DATA SECTION>
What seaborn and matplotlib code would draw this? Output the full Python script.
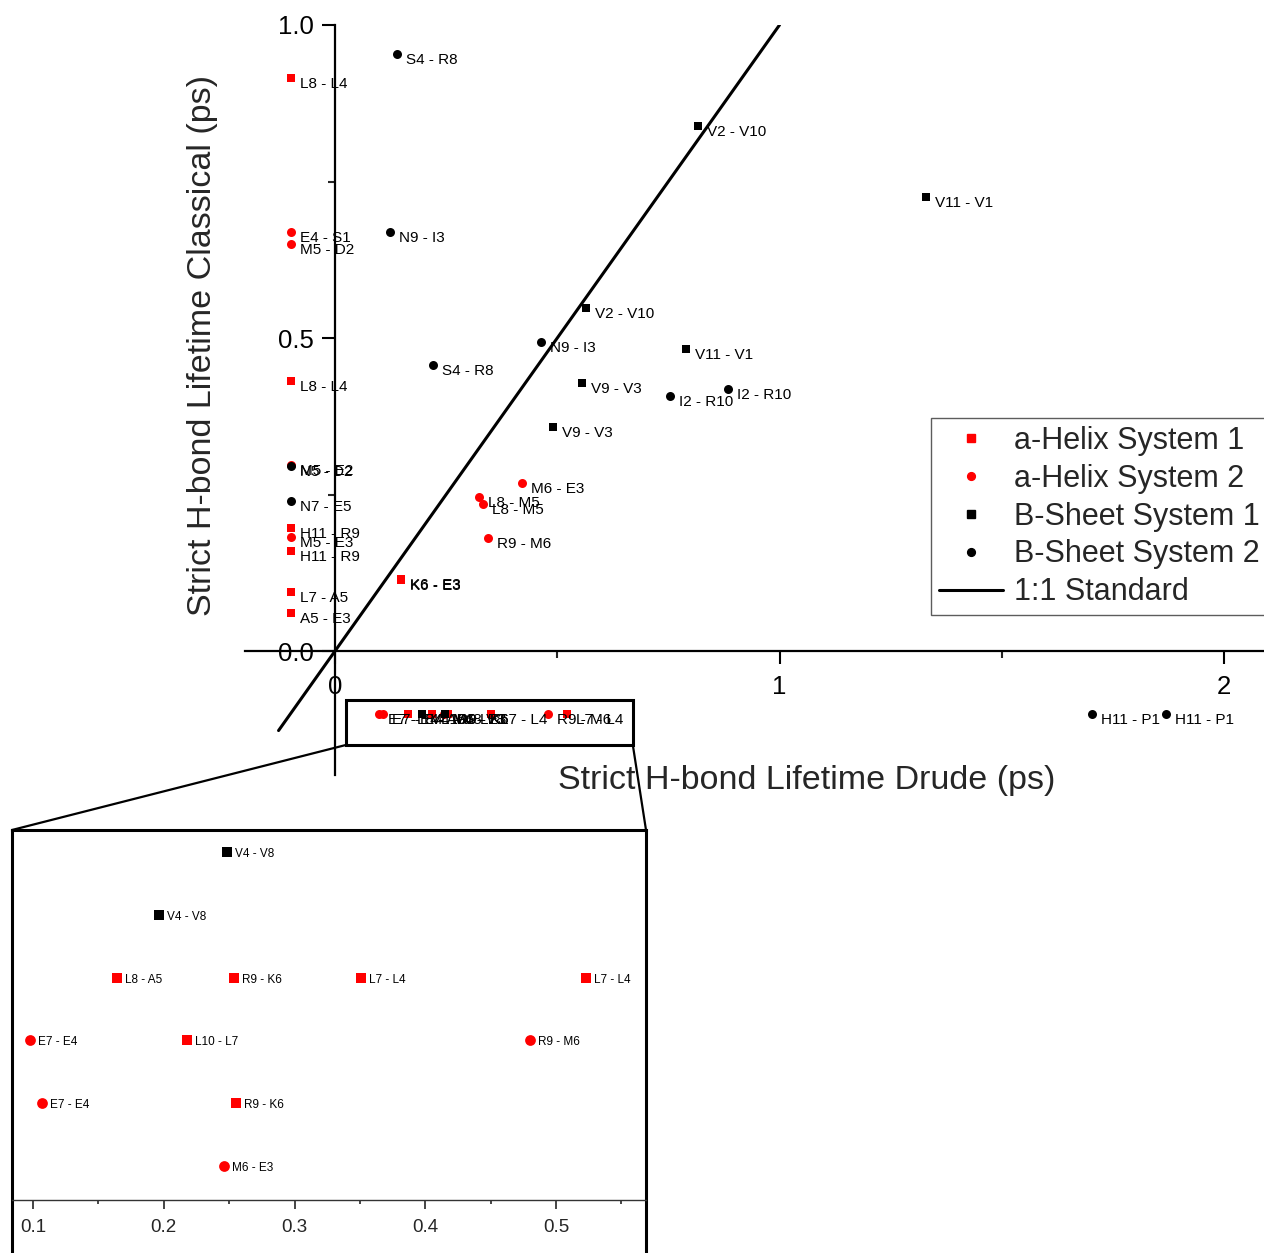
import numpy as np
import pandas as pd
import matplotlib
matplotlib.use("Agg")
import matplotlib.pyplot as plt
import seaborn as sns
from matplotlib.lines import Line2D
from matplotlib.patches import Rectangle, ConnectionPatch
from matplotlib.ticker import FixedLocator

# ---------------- data ----------------
groups = ["a-Helix System 1", "a-Helix System 2", "B-Sheet System 1", "B-Sheet System 2"]

ah1_labels = ["L8 - L4", "L8 - L4", "H11 - R9", "H11 - R9", "L7 - A5", "A5 - E3", "K6 - E3", "K6 - E3"]
ah1_drude = [-0.1, -0.1, -0.1, -0.1, -0.1, -0.1, 0.148, 0.149]
ah1_classical = [0.915, 0.431, 0.196, 0.160, 0.095, 0.060, 0.115, 0.114]

ah2_labels = ["E4 - S1", "M5 - D2", "M5 - E2", "M5 - E3", "M6 - E3", "L8 - M5", "L8 - M5", "R9 - M6"]
ah2_drude = [-0.1, -0.1, -0.1, -0.1, 0.420, 0.325, 0.334, 0.345]
ah2_classical = [0.669, 0.650, 0.297, 0.182, 0.268, 0.246, 0.235, 0.180]

bs1_labels = ["V2 - V10", "V11 - V1", "V2 - V10", "V11 - V1", "V9 - V3", "V9 - V3"]
bs1_drude = [0.817, 1.330, 0.564, 0.790, 0.556, 0.490]
bs1_classical = [0.839, 0.725, 0.548, 0.482, 0.428, 0.358]

bs2_labels = ["S4 - R8", "N9 - I3", "S4 - R8", "N9 - I3", "I2 - R10", "I2 - R10",
              "N5 - D2", "N7 - E5", "H11 - P1", "H11 - P1"]
bs2_drude = [0.140, 0.123, 0.220, 0.463, 0.753, 0.884, -0.1, -0.1, 1.702, 1.870]
bs2_classical = [0.954, 0.670, 0.457, 0.494, 0.408, 0.419, 0.296, 0.240, -0.1, -0.1]

# pairs plotted at classical = -0.1 (magnified in the inset)
low_labels = ["V4 - V8", "V4 - V8", "L8 - A5", "R9 - K6", "L7 - L4", "L7 - L4",
              "E7 - E4", "L10 - L7", "R9 - M6", "E7 - E4", "R9 - K6", "M6 - E3"]
low_groups = ["B-Sheet System 1", "B-Sheet System 1", "a-Helix System 1", "a-Helix System 1",
              "a-Helix System 1", "a-Helix System 1", "a-Helix System 2", "a-Helix System 1",
              "a-Helix System 2", "a-Helix System 2", "a-Helix System 1", "a-Helix System 2"]
low_drude = [0.248, 0.196, 0.164, 0.254, 0.351, 0.523, 0.098, 0.218, 0.480, 0.107, 0.255, 0.246]
low_classical = [-0.1, -0.1, -0.1, -0.1, -0.1, -0.1, -0.1, -0.1, -0.1, -0.1, -0.1, -0.1]
low_row = [6, 5, 4, 4, 4, 4, 3, 3, 3, 2, 2, 1]

std_line = [-0.127, 1.0]

x_ticks = [0, 1, 2]
x_ticklabels = ["0", "1", "2"]
y_ticks = [0.0, 0.5, 1.0]
y_ticklabels = ["0.0", "0.5", "1.0"]
inset_ticks = [0.1, 0.2, 0.3, 0.4, 0.5]
inset_ticklabels = ["0.1", "0.2", "0.3", "0.4", "0.5"]

# ---------------- frames ----------------
frames = []
for g, lab, xd, yc in [(groups[0], ah1_labels, ah1_drude, ah1_classical),
                       (groups[1], ah2_labels, ah2_drude, ah2_classical),
                       (groups[2], bs1_labels, bs1_drude, bs1_classical),
                       (groups[3], bs2_labels, bs2_drude, bs2_classical)]:
    frames.append(pd.DataFrame({"label": lab, "drude": xd, "classical": yc, "system": g}))
frames.append(pd.DataFrame({"label": low_labels, "drude": low_drude,
                            "classical": low_classical, "system": low_groups}))
df = pd.concat(frames, ignore_index=True)
df_in = pd.DataFrame({"label": low_labels, "drude": low_drude, "row": low_row, "system": low_groups})

style = {
    "a-Helix System 1": dict(marker="s", color="#ff0000", s_main=30, s_in=50),
    "a-Helix System 2": dict(marker="o", color="#ff0000", s_main=42, s_in=60),
    "B-Sheet System 1": dict(marker="s", color="#000000", s_main=30, s_in=50),
    "B-Sheet System 2": dict(marker="o", color="#000000", s_main=42, s_in=60),
}

# ---------------- figure ----------------
sns.set_style("ticks")
plt.rcParams["font.family"] = ["Liberation Sans", "DejaVu Sans"]

W, H = 1264, 1253
fig = plt.figure(figsize=(W / 100, H / 100), dpi=100)

ax = fig.add_axes([245 / W, 1 - 775 / H, 1019 / W, 750 / H])

for g in groups:
    sub = df[df["system"] == g]
    st = style[g]
    sns.scatterplot(data=sub, x="drude", y="classical", marker=st["marker"], color=st["color"],
                    s=st["s_main"], linewidth=0, ax=ax, legend=False, zorder=3)

for _, r in df.iterrows():
    ax.annotate(r["label"], (r["drude"], r["classical"]), xytext=(9, -6),
                textcoords="offset pixels", fontsize=11, va="center", ha="left",
                color="black", zorder=4)

ax.plot(std_line, std_line, color="black", lw=2.2, zorder=2)

ax.set_xlim(-0.2025, 2.09)
ax.set_ylim(-0.198, 1.0)
for s in ["top", "right"]:
    ax.spines[s].set_visible(False)
ax.spines["left"].set_position(("data", 0))
ax.spines["bottom"].set_position(("data", 0))
for s in ["left", "bottom"]:
    ax.spines[s].set_linewidth(1.6)
    ax.spines[s].set_color("black")

ax.set_xticks(x_ticks)
ax.set_xticklabels(x_ticklabels)
ax.set_yticks(y_ticks)
ax.set_yticklabels(y_ticklabels)
ax.xaxis.set_minor_locator(FixedLocator([0.5, 1.5]))
ax.yaxis.set_minor_locator(FixedLocator([0.25, 0.75]))
ax.tick_params(which="major", direction="out", length=9.4, width=1.5, labelsize=18.5,
               pad=6, bottom=True, left=True, colors="black")
ax.tick_params(axis="x", which="major", pad=8)
ax.tick_params(which="minor", direction="out", length=4.7, width=1.5, bottom=True, left=True)
ax.set_xlabel("")
ax.set_ylabel("")

fig.text(203 / W, 1 - 345 / H, "Strict H-bond Lifetime Classical (ps)", rotation=90,
         ha="center", va="center", fontsize=24.5)
fig.text(807 / W, 1 - 780 / H, "Strict H-bond Lifetime Drude (ps)",
         ha="center", va="center", fontsize=24.5)

# zoom box
zx0, zx1, zy0, zy1 = 0.0247, 0.670, -0.150, -0.078
ax.add_patch(Rectangle((zx0, zy0), zx1 - zx0, zy1 - zy0, fill=False, lw=2.2,
                       edgecolor="black", zorder=5))

# legend
handles = [
    Line2D([], [], marker="s", color="#ff0000", ls="none", markersize=5.3),
    Line2D([], [], marker="o", color="#ff0000", ls="none", markersize=5.6),
    Line2D([], [], marker="s", color="black", ls="none", markersize=5.3),
    Line2D([], [], marker="o", color="black", ls="none", markersize=5.6),
    Line2D([], [], color="black", lw=2.2),
]
leg = ax.legend(handles, groups + ["1:1 Standard"], loc="upper left",
                bbox_to_anchor=(931 / W, 1 - 418 / H), bbox_transform=fig.transFigure,
                borderaxespad=0, fontsize=22, handlelength=2.1, handletextpad=0.36,
                labelspacing=0.26, borderpad=0.25, frameon=True, fancybox=False)
leg.get_frame().set_edgecolor("#333333")
leg.get_frame().set_linewidth(1.0)

# ---------------- inset ----------------
axin = fig.add_axes([12 / W, 0, 634 / W, 423 / H])
for g in groups:
    sub = df_in[df_in["system"] == g]
    st = style[g]
    sns.scatterplot(data=sub, x="drude", y="row", marker=st["marker"], color=st["color"],
                    s=st["s_in"], linewidth=0, ax=axin, legend=False, zorder=3)
for _, r in df_in.iterrows():
    axin.annotate(r["label"], (r["drude"], r["row"]), xytext=(8, -2),
                  textcoords="offset pixels", fontsize=8.5, va="center", ha="left",
                  color="black")

axin.set_xlim(0.0839, 0.5688)
axin.set_ylim(-0.381, 6.349)
for s in ["top", "left", "right"]:
    axin.spines[s].set_linewidth(2.2)
    axin.spines[s].set_color("black")
axin.spines["bottom"].set_position(("data", 0.46))
axin.spines["bottom"].set_linewidth(1.0)
axin.spines["bottom"].set_color("#333333")
axin.set_yticks([])
axin.set_xticks(inset_ticks)
axin.set_xticklabels(inset_ticklabels)
axin.xaxis.set_minor_locator(FixedLocator([0.15, 0.25, 0.35, 0.45, 0.55]))
axin.tick_params(which="major", direction="out", length=6.5, width=1.2, labelsize=13.5,
                 pad=7, bottom=True, left=False)
axin.tick_params(which="minor", direction="out", length=3, width=1.2, bottom=True)
axin.set_xlabel("")
axin.set_ylabel("")

for xa, xb in [(zx0, 0), (zx1, 1)]:
    con = ConnectionPatch(xyA=(xa, zy0), coordsA=ax.transData, xyB=(xb, 1),
                          coordsB=axin.transAxes, color="black", lw=1.6)
    fig.add_artist(con)

fig.savefig("out.png", dpi=100)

PROBLEM DETAILS>
Exactly restate the lines from the beginning of the data through the line with "0.246, 0.235, 0.180]", and no others, keeping pictures out.

THE SOLUTION>
What seaborn and matplotlib code would draw this? Output the full Python script.
import numpy as np
import pandas as pd
import matplotlib
matplotlib.use("Agg")
import matplotlib.pyplot as plt
import seaborn as sns
from matplotlib.lines import Line2D
from matplotlib.patches import Rectangle, ConnectionPatch
from matplotlib.ticker import FixedLocator

# ---------------- data ----------------
groups = ["a-Helix System 1", "a-Helix System 2", "B-Sheet System 1", "B-Sheet System 2"]

ah1_labels = ["L8 - L4", "L8 - L4", "H11 - R9", "H11 - R9", "L7 - A5", "A5 - E3", "K6 - E3", "K6 - E3"]
ah1_drude = [-0.1, -0.1, -0.1, -0.1, -0.1, -0.1, 0.148, 0.149]
ah1_classical = [0.915, 0.431, 0.196, 0.160, 0.095, 0.060, 0.115, 0.114]

ah2_labels = ["E4 - S1", "M5 - D2", "M5 - E2", "M5 - E3", "M6 - E3", "L8 - M5", "L8 - M5", "R9 - M6"]
ah2_drude = [-0.1, -0.1, -0.1, -0.1, 0.420, 0.325, 0.334, 0.345]
ah2_classical = [0.669, 0.650, 0.297, 0.182, 0.268, 0.246, 0.235, 0.180]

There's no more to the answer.